Cientista político da Fundação Getúlio Vargas, Jairo Pimentel avalia que o cenário eleitoral corrente é diferente do de 2014 no mesmo período. Mas ele crê que o número de eleitores sem-voto este ano se aproximará da média histórica:
— Um ponto importante é que não há um candidato (claro) do governo. Mesmo quando ele é mal avaliado, costuma haver transferência de voto. Mas vivemos um governo (Temer) que foi colocado de uma maneira confusa, envolvido em corrupção. É uma situação atípica. O Lula é importante também. Há uma clientela muito grande que quer votar nele (37% dos eleitores, segundo o Ibope).

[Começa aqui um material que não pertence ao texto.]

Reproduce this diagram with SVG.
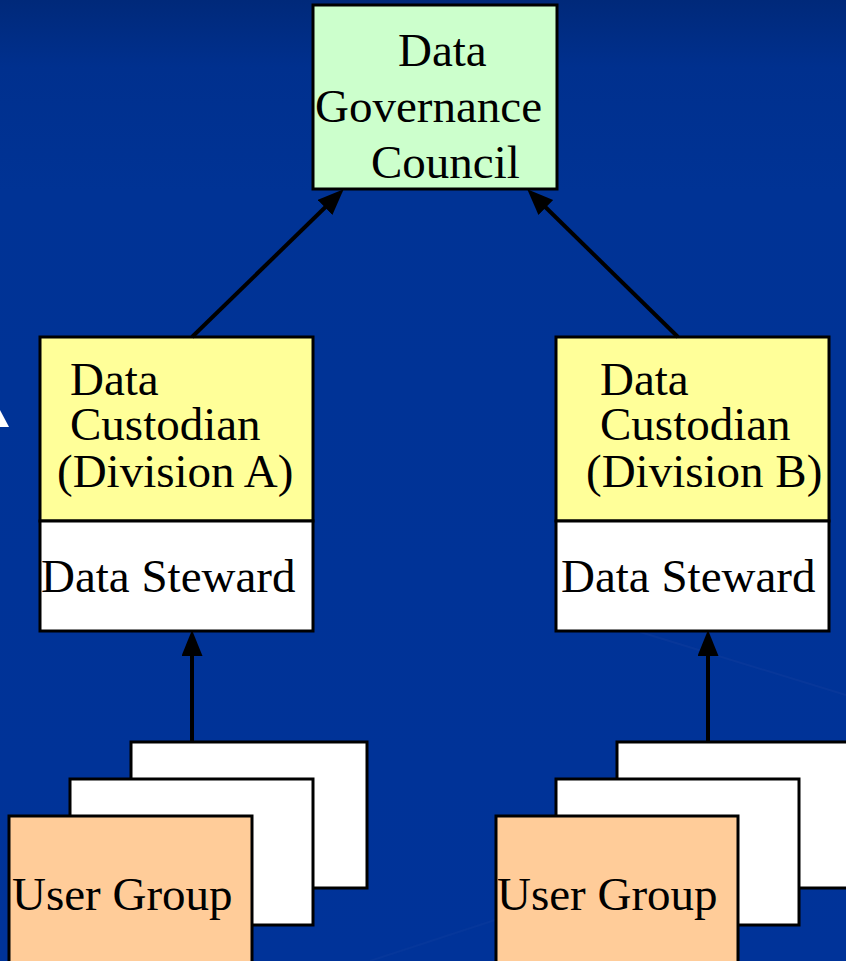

Sem saber a decisão final do PT sobre quem aparecerá na urna, eleitores ficam confusos, o que alimenta a indecisão. Vendedora de loterias em de Salvador, Carla da Silva Santos, de 28 anos, conta que nunca ouviu falar em Fernando Haddad, o candidato a vice na chapa encabeçada por Lula, que está preso. Haddad visitara Salvador na véspera.
— Esse Ajackson (Haddad) é do Rio? — perguntou Carla, que fatura cerca de R$ 400 por mês com a venda de loterias.
O Nordeste, onde vivem Suely e a maior parte dos eleitores de Lula, tem a maior fatia de indecisos ou que pretendem anular o voto (41%, segundo o Ibope). No país, 44% das mulheres se colocam nessa situação. Entre os eleitores com até a 4ª série, são 49%.
Os principais candidatos apostam no início do horário eleitoral na TV para conquistar o voto do eleitor ainda indefinido. Com maior tempo de propaganda, Geraldo Alckmin (PSDB) já testa peças de propaganda. Com menos tempo, Ciro Gomes (PDT) pretende investir em viagens.
Jair Bolsonaro (PSL) está mais preocupado em consolidar as próprias intenções de voto do que em conquistar indecisos, e o PT tentará vincular Haddad ao máximo a Lula. Marina Silva (Rede) deverá procurar reforçar sua identificação com o eleitorado órfão de Lula.